:: Aim of the task ::
Copy each line of the material below that includes the string "this".

:: Code that draws figures ::
--------
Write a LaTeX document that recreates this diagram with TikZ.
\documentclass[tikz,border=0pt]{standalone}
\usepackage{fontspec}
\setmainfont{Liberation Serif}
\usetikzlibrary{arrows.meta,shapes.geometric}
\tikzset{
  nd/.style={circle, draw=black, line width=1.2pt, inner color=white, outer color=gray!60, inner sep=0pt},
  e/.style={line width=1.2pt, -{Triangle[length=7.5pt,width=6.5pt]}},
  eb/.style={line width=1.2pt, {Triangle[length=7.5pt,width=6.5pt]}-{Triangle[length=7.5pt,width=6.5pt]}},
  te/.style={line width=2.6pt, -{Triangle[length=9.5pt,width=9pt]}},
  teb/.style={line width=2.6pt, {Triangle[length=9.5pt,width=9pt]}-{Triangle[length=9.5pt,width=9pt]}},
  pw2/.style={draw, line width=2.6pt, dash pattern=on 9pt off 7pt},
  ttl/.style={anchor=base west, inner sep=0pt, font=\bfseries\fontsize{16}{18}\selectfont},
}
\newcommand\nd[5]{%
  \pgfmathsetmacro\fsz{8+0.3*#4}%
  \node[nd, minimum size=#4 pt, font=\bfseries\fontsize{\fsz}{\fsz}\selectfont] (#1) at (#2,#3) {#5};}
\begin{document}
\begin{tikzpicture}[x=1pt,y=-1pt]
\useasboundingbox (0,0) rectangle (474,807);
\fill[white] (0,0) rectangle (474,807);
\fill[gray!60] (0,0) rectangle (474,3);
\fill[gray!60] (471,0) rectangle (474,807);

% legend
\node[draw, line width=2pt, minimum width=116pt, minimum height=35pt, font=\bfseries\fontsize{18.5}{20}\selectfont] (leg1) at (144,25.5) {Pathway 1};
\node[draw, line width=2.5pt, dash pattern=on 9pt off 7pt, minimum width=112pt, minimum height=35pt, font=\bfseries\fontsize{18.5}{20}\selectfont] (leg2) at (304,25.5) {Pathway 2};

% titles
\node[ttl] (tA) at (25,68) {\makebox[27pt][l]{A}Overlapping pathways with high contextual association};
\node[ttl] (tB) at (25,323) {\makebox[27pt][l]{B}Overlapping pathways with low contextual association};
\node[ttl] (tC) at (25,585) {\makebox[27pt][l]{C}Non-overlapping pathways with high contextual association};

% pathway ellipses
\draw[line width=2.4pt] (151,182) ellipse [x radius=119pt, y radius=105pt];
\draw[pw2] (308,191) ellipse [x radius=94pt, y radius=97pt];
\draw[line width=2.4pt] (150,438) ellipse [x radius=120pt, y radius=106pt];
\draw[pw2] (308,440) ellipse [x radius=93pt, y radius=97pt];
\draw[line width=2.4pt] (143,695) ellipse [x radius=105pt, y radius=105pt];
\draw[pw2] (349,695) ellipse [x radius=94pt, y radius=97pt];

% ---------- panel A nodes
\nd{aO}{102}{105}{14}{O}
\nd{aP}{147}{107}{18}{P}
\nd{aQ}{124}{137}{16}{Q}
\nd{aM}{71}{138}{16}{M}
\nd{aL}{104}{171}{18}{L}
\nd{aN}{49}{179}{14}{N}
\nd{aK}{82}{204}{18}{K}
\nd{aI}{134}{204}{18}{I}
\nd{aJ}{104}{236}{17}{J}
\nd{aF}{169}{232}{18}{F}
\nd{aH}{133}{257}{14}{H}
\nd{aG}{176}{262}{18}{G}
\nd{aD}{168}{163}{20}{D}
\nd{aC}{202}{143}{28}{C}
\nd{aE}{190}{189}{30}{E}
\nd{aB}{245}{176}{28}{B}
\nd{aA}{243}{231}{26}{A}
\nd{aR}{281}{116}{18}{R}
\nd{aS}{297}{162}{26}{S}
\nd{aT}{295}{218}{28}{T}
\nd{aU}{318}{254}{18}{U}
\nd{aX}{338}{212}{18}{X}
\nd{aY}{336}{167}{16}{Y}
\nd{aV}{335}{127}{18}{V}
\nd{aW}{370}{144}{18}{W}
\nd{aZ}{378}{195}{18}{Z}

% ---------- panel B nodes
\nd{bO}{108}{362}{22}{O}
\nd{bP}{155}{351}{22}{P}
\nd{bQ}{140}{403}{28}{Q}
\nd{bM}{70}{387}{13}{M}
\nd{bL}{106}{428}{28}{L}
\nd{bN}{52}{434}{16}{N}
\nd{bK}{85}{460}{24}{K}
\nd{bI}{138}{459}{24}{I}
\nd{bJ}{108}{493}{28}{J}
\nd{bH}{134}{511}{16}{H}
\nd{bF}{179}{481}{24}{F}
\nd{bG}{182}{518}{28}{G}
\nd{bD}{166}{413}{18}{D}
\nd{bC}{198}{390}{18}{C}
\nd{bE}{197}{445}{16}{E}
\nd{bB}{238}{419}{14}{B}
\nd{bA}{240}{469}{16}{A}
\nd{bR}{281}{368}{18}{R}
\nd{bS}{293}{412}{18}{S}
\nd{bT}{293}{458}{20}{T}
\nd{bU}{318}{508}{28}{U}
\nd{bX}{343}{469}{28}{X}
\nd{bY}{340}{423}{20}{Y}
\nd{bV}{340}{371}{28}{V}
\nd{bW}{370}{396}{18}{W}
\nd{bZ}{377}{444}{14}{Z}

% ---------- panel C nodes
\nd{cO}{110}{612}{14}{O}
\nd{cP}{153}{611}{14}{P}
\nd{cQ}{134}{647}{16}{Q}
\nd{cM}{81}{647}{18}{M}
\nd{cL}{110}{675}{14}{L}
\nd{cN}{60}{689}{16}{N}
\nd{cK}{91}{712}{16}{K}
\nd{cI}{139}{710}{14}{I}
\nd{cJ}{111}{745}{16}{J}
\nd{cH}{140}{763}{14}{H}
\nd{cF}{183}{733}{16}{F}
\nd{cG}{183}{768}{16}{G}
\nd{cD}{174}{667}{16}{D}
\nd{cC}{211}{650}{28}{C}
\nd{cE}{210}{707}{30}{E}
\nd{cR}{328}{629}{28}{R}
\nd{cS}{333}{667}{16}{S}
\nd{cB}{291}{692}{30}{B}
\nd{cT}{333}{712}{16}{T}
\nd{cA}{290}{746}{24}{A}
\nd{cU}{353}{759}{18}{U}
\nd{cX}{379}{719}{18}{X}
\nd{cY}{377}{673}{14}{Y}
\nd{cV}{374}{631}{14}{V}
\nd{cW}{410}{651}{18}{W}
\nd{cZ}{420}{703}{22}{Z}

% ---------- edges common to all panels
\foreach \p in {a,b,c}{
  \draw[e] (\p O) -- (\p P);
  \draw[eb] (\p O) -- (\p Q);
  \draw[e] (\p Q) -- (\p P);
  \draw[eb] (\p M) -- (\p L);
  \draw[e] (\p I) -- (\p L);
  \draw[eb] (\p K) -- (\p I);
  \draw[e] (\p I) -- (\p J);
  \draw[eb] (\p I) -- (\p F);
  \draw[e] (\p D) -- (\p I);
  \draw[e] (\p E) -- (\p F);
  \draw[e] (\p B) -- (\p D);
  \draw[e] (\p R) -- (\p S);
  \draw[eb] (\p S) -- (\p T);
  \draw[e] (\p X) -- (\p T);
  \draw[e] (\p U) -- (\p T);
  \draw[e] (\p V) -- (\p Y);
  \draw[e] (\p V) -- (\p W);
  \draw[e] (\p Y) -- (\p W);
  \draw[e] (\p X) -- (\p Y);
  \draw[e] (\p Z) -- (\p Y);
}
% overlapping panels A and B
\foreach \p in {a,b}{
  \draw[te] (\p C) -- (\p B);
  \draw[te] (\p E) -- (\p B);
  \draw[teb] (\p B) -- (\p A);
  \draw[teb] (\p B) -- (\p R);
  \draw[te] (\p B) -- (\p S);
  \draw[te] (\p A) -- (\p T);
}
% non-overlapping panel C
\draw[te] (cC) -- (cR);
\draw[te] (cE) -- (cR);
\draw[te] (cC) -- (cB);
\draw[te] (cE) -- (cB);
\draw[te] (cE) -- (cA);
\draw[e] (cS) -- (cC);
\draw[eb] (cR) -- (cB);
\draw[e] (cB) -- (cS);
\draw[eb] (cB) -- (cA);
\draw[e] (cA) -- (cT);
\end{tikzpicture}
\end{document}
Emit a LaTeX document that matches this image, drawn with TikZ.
--------
:: Correct response ::
Write a LaTeX document that recreates this diagram with TikZ.
Emit a LaTeX document that matches this image, drawn with TikZ.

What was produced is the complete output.